A copse of woodland later, we enter the actual Geothermal Field.
The whole Field is heavily guarded and we are let in only after necessary clearance from the check post.
As we drive down, we can see dense white clouds issuing from the forest cover. Flanking the road are emerald meadows which are criss -crossed with snaking and twisting miles of large blue tubing . Looks like some futuristic movie set. They all lead to the power plant at the far end of the field, but we have no access to it. Tourists are expected to disembark at the parking lot and stroll through the jungle paths . And an awesome trek it is !
Boiling mud pools and steam vents pop up along the beaten paths without notice. Geysers howl intermittently behind bushes. And sulphur steam clouds up vision here and there. Often, we tip toe cautiously, picking our way gingerly between two simmering mud pools. At many places one can feel the heat through the very ground one is walking on.
The earth is literally seething here. Some particularly powerful geysers are( mercifully) fenced in ! One Geyser called "The Locomotive" makes a sound very similar to a steam engine.
Such tremendous heat just underfoot, yet, the jungle is so lush ; the air remains cool, even nippy; birds and small animals romp around merrily. Difficult to understand this compatibility.
By noon, we were heading home.
'Look at us' we told ourselves, 'good bharatiya behenjis, goose- stepping around smelly craters , instead of going to a temple on Diwali day ! '
The day was still young. So, on an impulse, we decided to take a small detour and visit Cangkuang Picnic Spot , a site we had heard about.
We had heard that there was a nice island there, in a nice lake , with nice boating facilities, surrounded by nice gardens. We arrived expectantly. And it was .....NICE !
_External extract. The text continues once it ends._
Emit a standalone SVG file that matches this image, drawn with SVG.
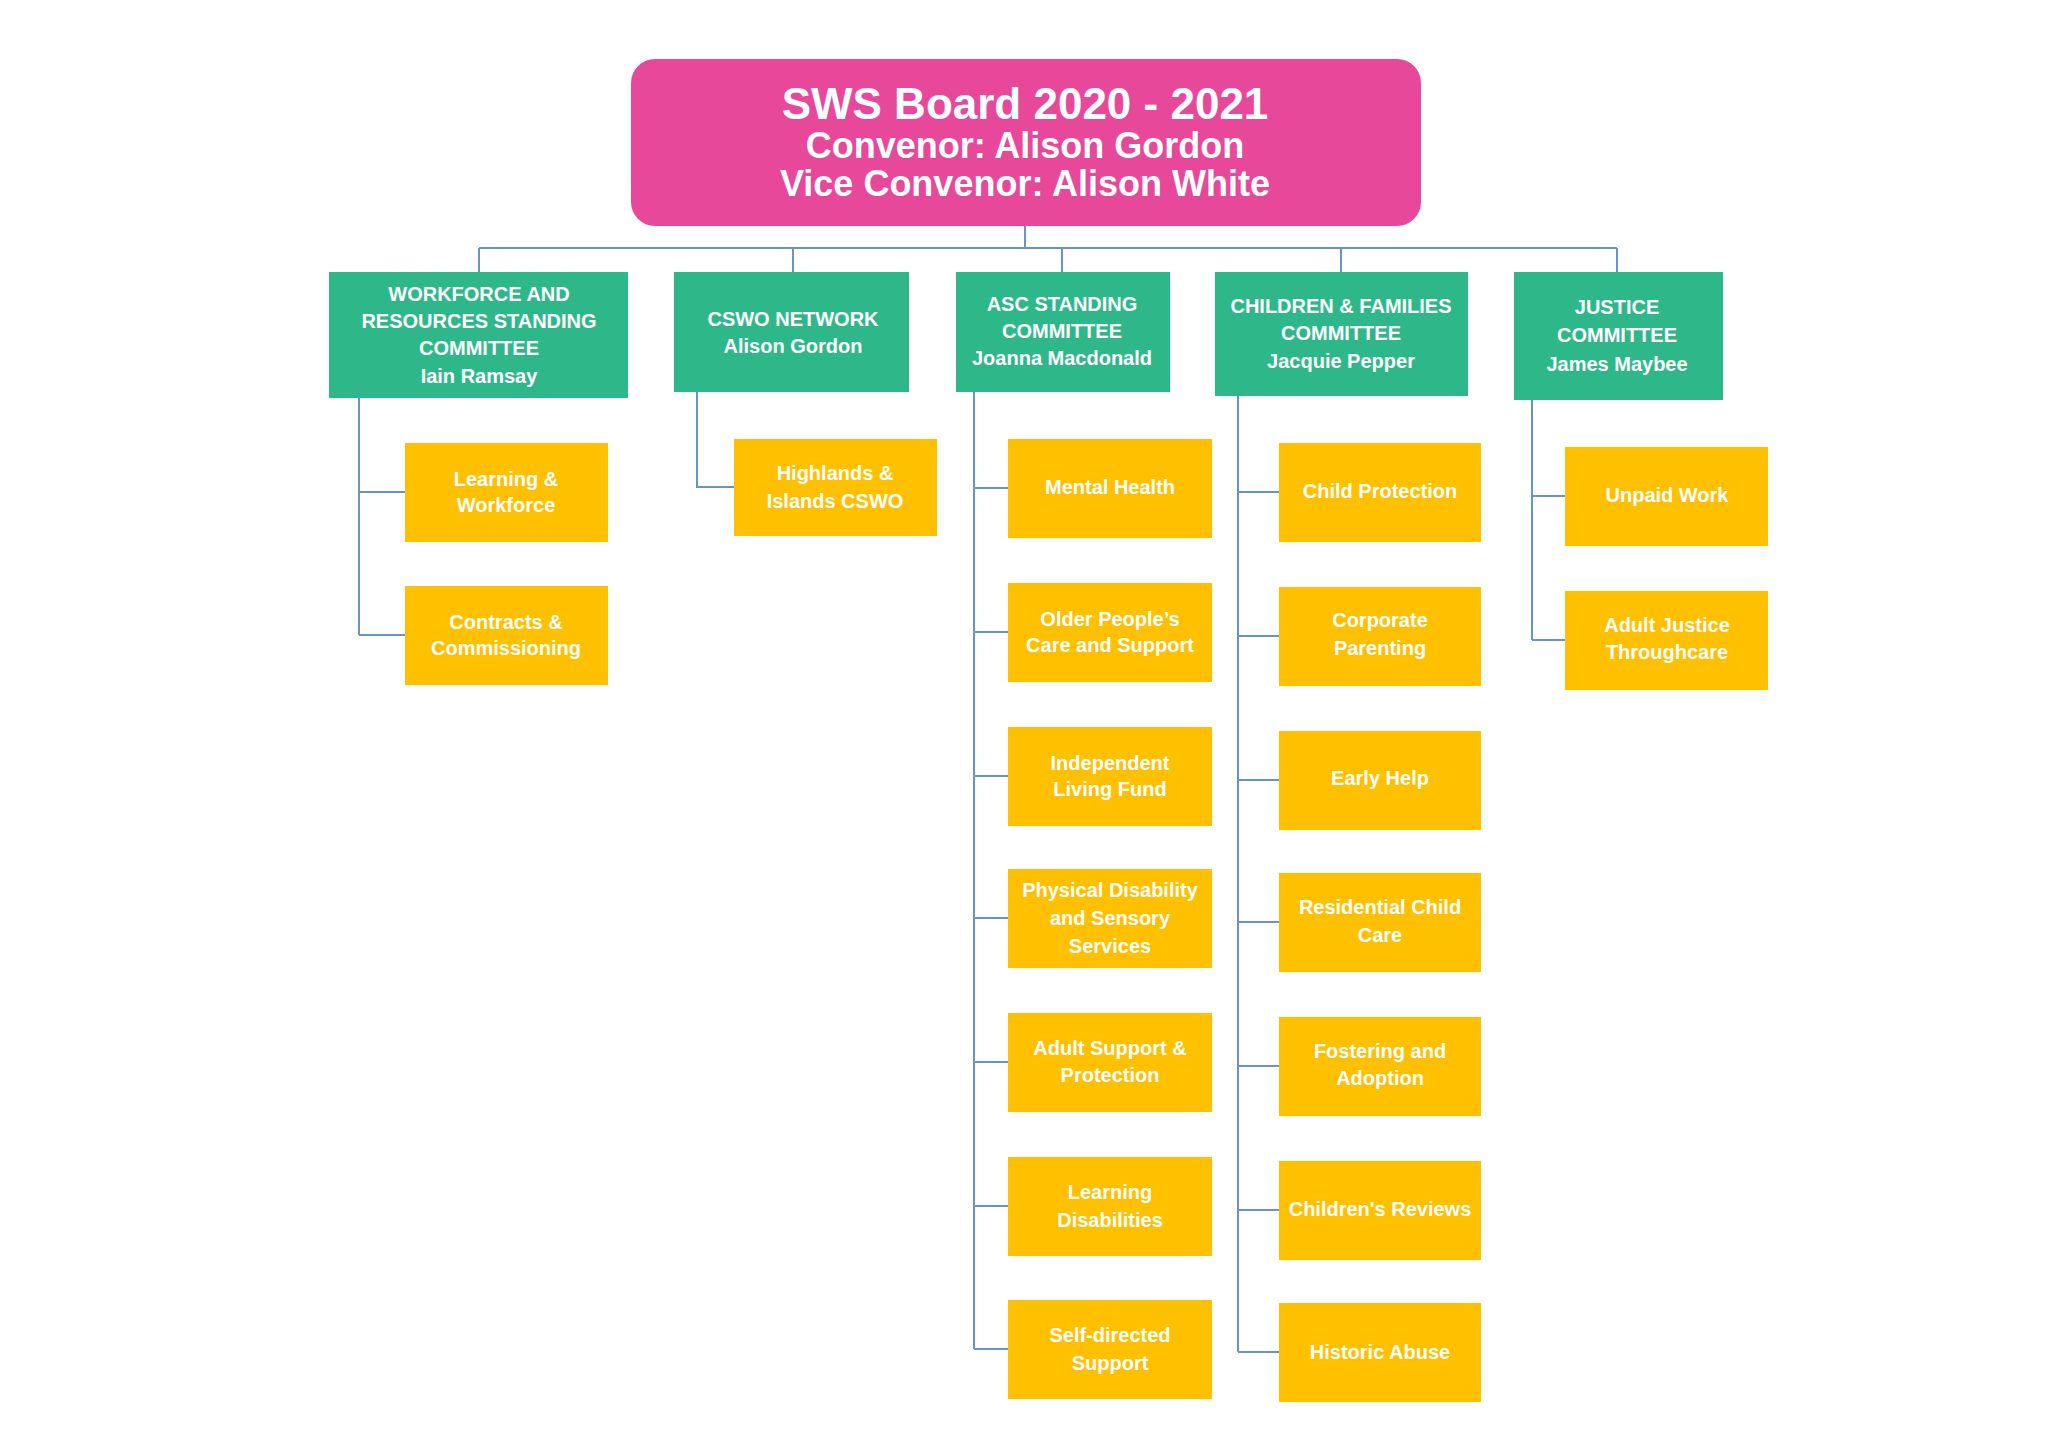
<svg xmlns="http://www.w3.org/2000/svg" width="2048" height="1444" viewBox="0 0 2048 1444">
<style>
.g{fill:#2EB88A}.y{fill:#FFC000}
.gt{font-family:"Liberation Sans",Arial,sans-serif;font-weight:bold;font-size:20px;fill:#fff;text-anchor:middle}
.yt{font-family:"Liberation Sans",Arial,sans-serif;font-weight:bold;font-size:20px;fill:#fff;text-anchor:middle}
.tt{font-family:"Liberation Sans",Arial,sans-serif;font-weight:bold;fill:#fff;text-anchor:middle}
.c{stroke:#6A93C8;stroke-width:2;fill:none}
</style>
<rect width="2048" height="1444" fill="#fff"/>
<g id="connectors" class="c">
<path d="M1025 226V248M479 248H1617M479 248V272M793 248V272M1062 248V272M1341 248V272M1617 248V272"/>
<path d="M359 398V635M359 492H405M359 635H405"/>
<path d="M697 392V487H734"/>
<path d="M974 392V1349M974 488H1008M974 632H1008M974 776H1008M974 918H1008M974 1062H1008M974 1206H1008M974 1349H1008"/>
<path d="M1238 396V1352M1238 492H1279M1238 636H1279M1238 780H1279M1238 922H1279M1238 1066H1279M1238 1210H1279M1238 1352H1279"/>
<path d="M1532 400V640M1532 496H1565M1532 640H1565"/>
</g>
<g id="board"><rect x="631" y="59" width="790" height="167" rx="24" fill="#E8489A"/>
<text class="tt" x="1025" y="119" font-size="44">SWS Board 2020 - 2021</text>
<text class="tt" x="1025" y="158" font-size="36">Convenor: Alison Gordon</text>
<text class="tt" x="1025" y="196" font-size="36">Vice Convenor: Alison White</text></g>
<g id="wf"><rect class="g" x="329" y="272" width="299" height="126"/><text class="gt" x="479" y="301">WORKFORCE AND</text><text class="gt" x="479" y="328">RESOURCES STANDING</text><text class="gt" x="479" y="355">COMMITTEE</text><text class="gt" x="479" y="383">Iain Ramsay</text></g>
<g id="cswo"><rect class="g" x="674" y="272" width="235" height="120"/><text class="gt" x="793" y="326">CSWO NETWORK</text><text class="gt" x="793" y="353">Alison Gordon</text></g>
<g id="asc"><rect class="g" x="956" y="272" width="214" height="120"/><text class="gt" x="1062" y="311">ASC STANDING</text><text class="gt" x="1062" y="338">COMMITTEE</text><text class="gt" x="1062" y="365">Joanna Macdonald</text></g>
<g id="cf"><rect class="g" x="1215" y="272" width="253" height="124"/><text class="gt" x="1341" y="313">CHILDREN &amp; FAMILIES</text><text class="gt" x="1341" y="340">COMMITTEE</text><text class="gt" x="1341" y="368">Jacquie Pepper</text></g>
<g id="jus"><rect class="g" x="1514" y="272" width="209" height="128"/><text class="gt" x="1617" y="314">JUSTICE</text><text class="gt" x="1617" y="342">COMMITTEE</text><text class="gt" x="1617" y="371">James Maybee</text></g>
<g id="lw"><rect class="y" x="405" y="443" width="203" height="99"/><text class="yt" x="506" y="486">Learning &amp;</text><text class="yt" x="506" y="512">Workforce</text></g>
<g id="cc"><rect class="y" x="405" y="586" width="203" height="99"/><text class="yt" x="506" y="629">Contracts &amp;</text><text class="yt" x="506" y="655">Commissioning</text></g>
<g id="hi"><rect class="y" x="734" y="439" width="203" height="97"/><text class="yt" x="835" y="480">Highlands &amp;</text><text class="yt" x="835" y="508">Islands CSWO</text></g>
<g id="mh"><rect class="y" x="1008" y="439" width="204" height="99"/><text class="yt" x="1110" y="494">Mental Health</text></g>
<g id="op"><rect class="y" x="1008" y="583" width="204" height="99"/><text class="yt" x="1110" y="626">Older People’s</text><text class="yt" x="1110" y="652">Care and Support</text></g>
<g id="ilf"><rect class="y" x="1008" y="727" width="204" height="99"/><text class="yt" x="1110" y="770">Independent</text><text class="yt" x="1110" y="796">Living Fund</text></g>
<g id="pd"><rect class="y" x="1008" y="869" width="204" height="99"/><text class="yt" x="1110" y="897">Physical Disability</text><text class="yt" x="1110" y="925">and Sensory</text><text class="yt" x="1110" y="953">Services</text></g>
<g id="as"><rect class="y" x="1008" y="1013" width="204" height="99"/><text class="yt" x="1110" y="1055">Adult Support &amp;</text><text class="yt" x="1110" y="1082">Protection</text></g>
<g id="ld"><rect class="y" x="1008" y="1157" width="204" height="99"/><text class="yt" x="1110" y="1199">Learning</text><text class="yt" x="1110" y="1227">Disabilities</text></g>
<g id="sd"><rect class="y" x="1008" y="1300" width="204" height="99"/><text class="yt" x="1110" y="1342">Self-directed</text><text class="yt" x="1110" y="1370">Support</text></g>
<g id="cp"><rect class="y" x="1279" y="443" width="202" height="99"/><text class="yt" x="1380" y="498">Child Protection</text></g>
<g id="cpa"><rect class="y" x="1279" y="587" width="202" height="99"/><text class="yt" x="1380" y="627">Corporate</text><text class="yt" x="1380" y="655">Parenting</text></g>
<g id="eh"><rect class="y" x="1279" y="731" width="202" height="99"/><text class="yt" x="1380" y="785">Early Help</text></g>
<g id="rc"><rect class="y" x="1279" y="873" width="202" height="99"/><text class="yt" x="1380" y="914">Residential Child</text><text class="yt" x="1380" y="942">Care</text></g>
<g id="fa"><rect class="y" x="1279" y="1017" width="202" height="99"/><text class="yt" x="1380" y="1058">Fostering and</text><text class="yt" x="1380" y="1085">Adoption</text></g>
<g id="cr"><rect class="y" x="1279" y="1161" width="202" height="99"/><text class="yt" x="1380" y="1216">Children's Reviews</text></g>
<g id="ha"><rect class="y" x="1279" y="1303" width="202" height="99"/><text class="yt" x="1380" y="1359">Historic Abuse</text></g>
<g id="uw"><rect class="y" x="1565" y="447" width="203" height="99"/><text class="yt" x="1667" y="502">Unpaid Work</text></g>
<g id="aj"><rect class="y" x="1565" y="591" width="203" height="99"/><text class="yt" x="1667" y="632">Adult Justice</text><text class="yt" x="1667" y="659">Throughcare</text></g>
</svg>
Pretty picture. The nice lake even had nice patches of white and purple waterlilies in full bloom. Boating meant taking a nice reed raft fitted with benches and an awning. So pretty and so nice that anyone weaned on a diet of Desi movies could break into a nice song .
As we rafted towards the island, which was covered with tall straight trees, we noticed , with excitement, the outline of a........Candi ! A hindu temple ! Now this was a real discovery for we had had no info. about it before that. We scrambled up the bank and, sure enough, found a small stone temple of some antiquity. It looked austere with not much ornamentation.
Of course, compared to the magnificent Siwa temples of Central Java, this one was only a bare and humble structure, but it's importance lay in its utmost rarity in West Jawa. A sign board explained that the present temple was reassembled from ruins excavated from under old volcanic debris. We peeped inside the sanctum and found only a small, unidentifiable torso . But it was called "Durga" ! Right behind the temple lay a grave. That of a revered muslim preacher of 17th. century named Arif Mohammad, who, as a Mataram warlord, had earlier resisted , unsuccessfully, the invading Dutch adventurers.
We returned home by dusk, happy at having witnessed the steaming detritus of Mother Nature's own fireworks and happier still with our unexpected visit to an ancient Durga temple on Diwali day.
A nice co-incidence, which can also be called a nice miracle.